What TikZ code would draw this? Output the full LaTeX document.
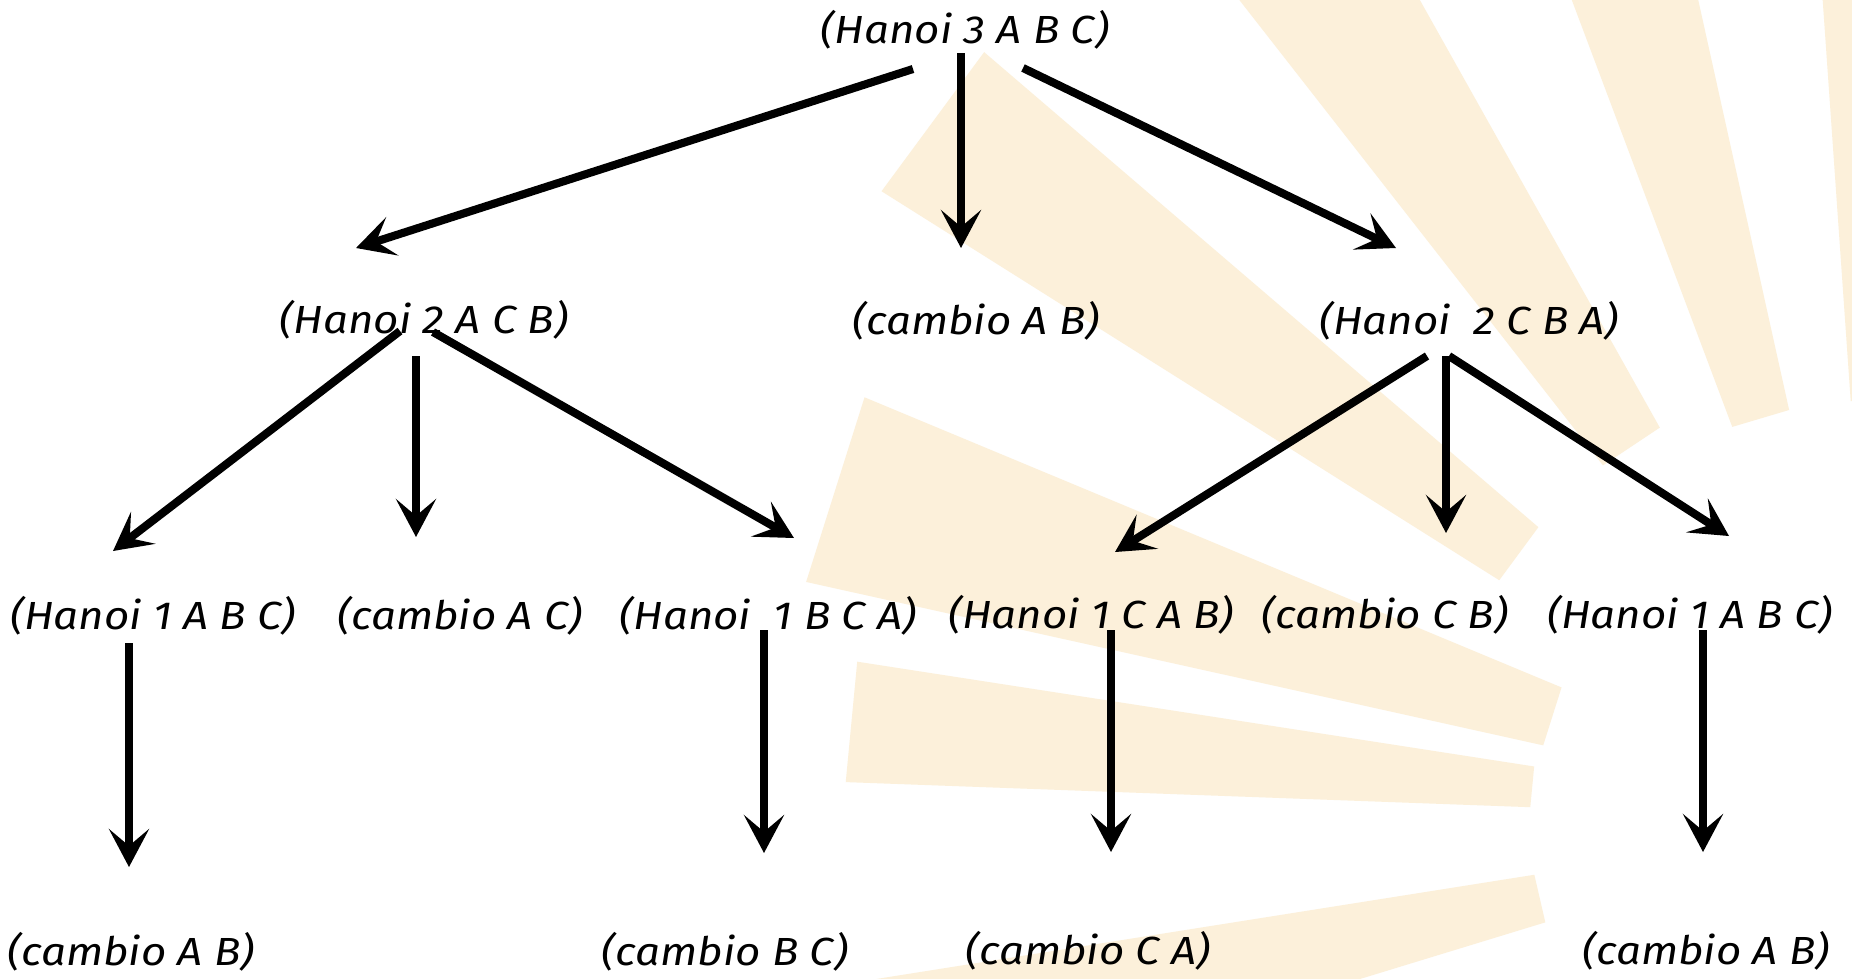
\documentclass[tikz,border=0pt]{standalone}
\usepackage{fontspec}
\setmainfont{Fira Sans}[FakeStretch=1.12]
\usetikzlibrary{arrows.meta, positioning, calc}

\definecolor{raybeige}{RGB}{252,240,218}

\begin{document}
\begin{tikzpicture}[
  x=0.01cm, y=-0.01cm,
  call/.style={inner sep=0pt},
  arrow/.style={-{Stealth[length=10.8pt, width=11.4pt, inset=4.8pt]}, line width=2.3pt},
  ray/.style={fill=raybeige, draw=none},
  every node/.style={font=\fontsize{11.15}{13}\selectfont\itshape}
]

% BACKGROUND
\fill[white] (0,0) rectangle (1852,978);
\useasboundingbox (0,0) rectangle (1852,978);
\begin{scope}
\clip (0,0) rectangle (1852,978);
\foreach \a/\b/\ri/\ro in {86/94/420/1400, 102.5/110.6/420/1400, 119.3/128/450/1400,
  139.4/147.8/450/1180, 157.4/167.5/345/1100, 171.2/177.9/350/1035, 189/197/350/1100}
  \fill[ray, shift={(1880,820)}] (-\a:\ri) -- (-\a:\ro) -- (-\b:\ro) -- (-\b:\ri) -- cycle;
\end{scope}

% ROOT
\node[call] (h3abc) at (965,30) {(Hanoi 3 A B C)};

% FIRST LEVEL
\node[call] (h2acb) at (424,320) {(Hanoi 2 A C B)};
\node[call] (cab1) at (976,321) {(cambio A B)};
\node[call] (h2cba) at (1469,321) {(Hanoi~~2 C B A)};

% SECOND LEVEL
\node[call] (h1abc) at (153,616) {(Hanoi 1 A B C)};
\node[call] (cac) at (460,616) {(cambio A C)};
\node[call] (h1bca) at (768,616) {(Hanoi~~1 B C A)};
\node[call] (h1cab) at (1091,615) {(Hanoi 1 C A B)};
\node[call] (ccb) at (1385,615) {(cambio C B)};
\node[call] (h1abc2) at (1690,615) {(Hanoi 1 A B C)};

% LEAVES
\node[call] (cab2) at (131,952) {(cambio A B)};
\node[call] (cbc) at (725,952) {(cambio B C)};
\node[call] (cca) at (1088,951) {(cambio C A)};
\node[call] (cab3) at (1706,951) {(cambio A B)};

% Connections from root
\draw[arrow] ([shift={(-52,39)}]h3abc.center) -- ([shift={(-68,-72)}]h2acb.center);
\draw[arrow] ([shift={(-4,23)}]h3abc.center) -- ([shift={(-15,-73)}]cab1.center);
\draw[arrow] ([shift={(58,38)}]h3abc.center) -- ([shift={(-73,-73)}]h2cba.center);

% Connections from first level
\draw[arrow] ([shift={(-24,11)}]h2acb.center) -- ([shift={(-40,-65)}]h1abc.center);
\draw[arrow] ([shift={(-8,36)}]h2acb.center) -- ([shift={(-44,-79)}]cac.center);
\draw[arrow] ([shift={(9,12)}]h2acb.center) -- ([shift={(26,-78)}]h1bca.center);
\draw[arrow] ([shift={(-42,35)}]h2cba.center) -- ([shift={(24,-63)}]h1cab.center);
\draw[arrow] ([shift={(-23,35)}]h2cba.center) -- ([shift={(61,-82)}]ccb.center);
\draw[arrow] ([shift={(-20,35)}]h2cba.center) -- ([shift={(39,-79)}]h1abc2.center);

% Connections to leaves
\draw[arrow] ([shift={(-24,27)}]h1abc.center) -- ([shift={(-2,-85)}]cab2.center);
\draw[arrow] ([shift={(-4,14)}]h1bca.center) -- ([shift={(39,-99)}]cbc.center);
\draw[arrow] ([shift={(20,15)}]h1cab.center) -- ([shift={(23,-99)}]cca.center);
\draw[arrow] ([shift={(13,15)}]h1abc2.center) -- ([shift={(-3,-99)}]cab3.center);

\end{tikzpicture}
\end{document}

### GOAL
Reproduce only the lines from the beginning of the data through the line that contains "(h2cba) at (1469,321)", both included, and please drop the pictures.

### EXERCISE RESULT
What TikZ code would draw this? Output the full LaTeX document.
\documentclass[tikz,border=0pt]{standalone}
\usepackage{fontspec}
\setmainfont{Fira Sans}[FakeStretch=1.12]
\usetikzlibrary{arrows.meta, positioning, calc}

\definecolor{raybeige}{RGB}{252,240,218}

\begin{document}
\begin{tikzpicture}[
  x=0.01cm, y=-0.01cm,
  call/.style={inner sep=0pt},
  arrow/.style={-{Stealth[length=10.8pt, width=11.4pt, inset=4.8pt]}, line width=2.3pt},
  ray/.style={fill=raybeige, draw=none},
  every node/.style={font=\fontsize{11.15}{13}\selectfont\itshape}
]

% BACKGROUND
\fill[white] (0,0) rectangle (1852,978);
\useasboundingbox (0,0) rectangle (1852,978);
\begin{scope}
\clip (0,0) rectangle (1852,978);
\foreach \a/\b/\ri/\ro in {86/94/420/1400, 102.5/110.6/420/1400, 119.3/128/450/1400,
  139.4/147.8/450/1180, 157.4/167.5/345/1100, 171.2/177.9/350/1035, 189/197/350/1100}
  \fill[ray, shift={(1880,820)}] (-\a:\ri) -- (-\a:\ro) -- (-\b:\ro) -- (-\b:\ri) -- cycle;
\end{scope}

% ROOT
\node[call] (h3abc) at (965,30) {(Hanoi 3 A B C)};

% FIRST LEVEL
\node[call] (h2acb) at (424,320) {(Hanoi 2 A C B)};
\node[call] (cab1) at (976,321) {(cambio A B)};
\node[call] (h2cba) at (1469,321) {(Hanoi~~2 C B A)};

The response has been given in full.